In our family one of our traditions is to take part in the California Coastal Cleanup. Last month was the first International Coastal Cleanup for which we headed out to Salmon Creek to join the throngs scouring the beach for trashy treasures. We helped contribute to 734,606 lbs of trash and recyclables being cleaned form beaches throughout California!
As per usual we picked up a lot of trash at the beach this year (including the county-record setting hot water tank that we dragged out of the brush). The part that resonated with me the most was the deluge of plastic packaging and particularly, the tiny scraps of persistent styrofoam. I spent 30 minutes in 1 square yard of sand pulling out hundreds of pellets of styrofoam. It was as rewarding to clean up as it was heartbreaking to face the realties of our footprint. How many times have I ordered something on Amazon only to be crushed by the mass of plastic bags and styrofoam packaging it’s delivered in?

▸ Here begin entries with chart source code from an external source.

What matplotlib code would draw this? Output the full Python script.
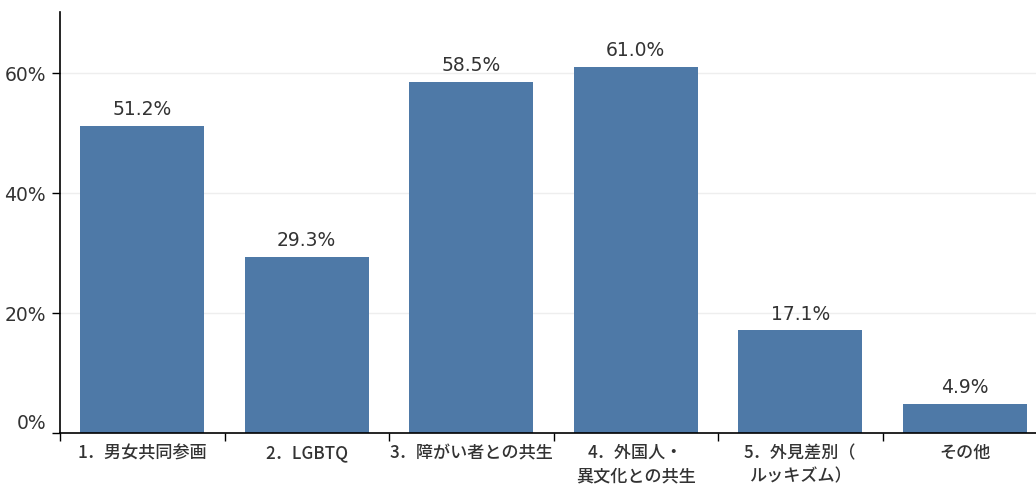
import matplotlib
matplotlib.use('Agg')
import matplotlib.pyplot as plt
from matplotlib.ticker import FuncFormatter

plt.rcParams['font.family'] = ['Noto Sans CJK JP', 'DejaVu Sans']

# survey results (% of respondents)
categories = ['1．男女共同参画', '2．LGBTQ', '3．障がい者との共生',
              '4．外国人・\n異文化との共生', '5．外見差別（\nルッキズム）', 'その他']
values = [51.2, 29.3, 58.5, 61.0, 17.1, 4.9]
yticks = [0, 20, 40, 60]

bar_color = '#4e79a7'
text_color = '#333333'

fig = plt.figure(figsize=(10.36, 4.88), dpi=100)
ax = fig.add_axes([60 / 1036, 55 / 488, 987 / 1036, 421 / 488])

x = list(range(len(categories)))
bars = ax.bar(x, values, width=0.755, color=bar_color, zorder=2)

for xi, v in zip(x, values):
    ax.annotate(f'{v:.1f}%', (xi, v), xytext=(0, 5), textcoords='offset points',
                ha='center', va='bottom', fontsize=13.5, color=text_color,
                family='DejaVu Sans')

ax.set_xlim(-0.5, len(categories) - 0.5)
ax.set_ylim(0, 70.2)

# ticks on the boundaries between categories, labels in the middle
ax.set_xticks([i - 0.5 for i in range(len(categories) + 1)])
ax.set_xticklabels([])
ax.set_xticks(x, minor=True)
ax.set_xticklabels(categories, minor=True, fontsize=12.3, color=text_color,
                   fontweight='medium', linespacing=1.4)
ax.tick_params(axis='x', which='major', length=6, width=1, color='black', direction='out')
ax.tick_params(axis='x', which='minor', length=0, pad=8)

ax.set_yticks(yticks)
ax.yaxis.set_major_formatter(FuncFormatter(lambda v, p: f'{v:.0f}%'))
ax.tick_params(axis='y', length=6, width=1, color='black', labelsize=13.5,
               labelcolor=text_color, pad=4)
for lab in ax.get_yticklabels():
    lab.set_family('DejaVu Sans')
# keep the 0% label clear of the bottom axis line
ax.get_yticklabels()[0].set_va('bottom')

ax.grid(axis='y', color='#eeeeee', linewidth=1, zorder=0)
ax.set_axisbelow(True)

for side in ['top', 'right']:
    ax.spines[side].set_visible(False)
ax.spines['left'].set_color('black')
ax.spines['bottom'].set_color('black')
ax.spines['left'].set_linewidth(1.2)
ax.spines['bottom'].set_linewidth(1.2)

fig.savefig('out.png', dpi=100)
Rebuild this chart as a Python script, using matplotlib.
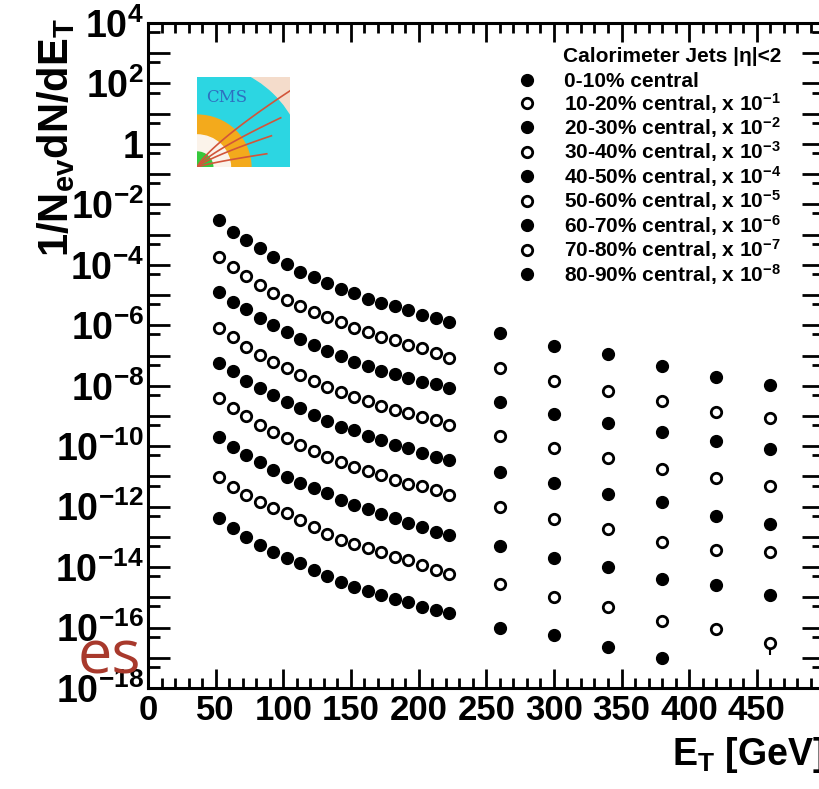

As you’ve probably inferred by now, I’m the archetype of an environmentally woke Californian; at home we stress about the plastic packaging surrounding our tofu, and in the studio Sonoma Bottle is powered by 100% renewable energy.
Back at work in the studio, I’m finding myself encouraged by the thoughtfulness of the winemaking community around me. It appears I’m not the only one concerned with wasteful packaging as the Sonoma / Napa beverage industry in general does a pretty incredible job of choosing environmentally sound packaging.
Honestly, I would have thought that economics would drive producers towards a polymer based logistics solution…but a quick check on uline.com shows that pulp shippers are actually cheaper AND more customizable…not to mention that the consumer facing benefits far outweigh the difference…
The art, culture, and mythology of winemaking is what we’re all selling here, and packaging is how we make first contact with the consumer base. So much effort is put into label art, glass selection, tops, and of course bottle shots. On the logistics end, particularly for those with wine clubs, materials choice must be an integral component of the marketing decision.
After all, some of the top consumer generated content on Youtube is “unboxing” videos.
Styrofoam (Polystyrene) is known animal carcinogen, and the EPA ranks polystyrene manufacturing as the 5th worst global industry in terms of hazardous waste creation. (5Gyres.com).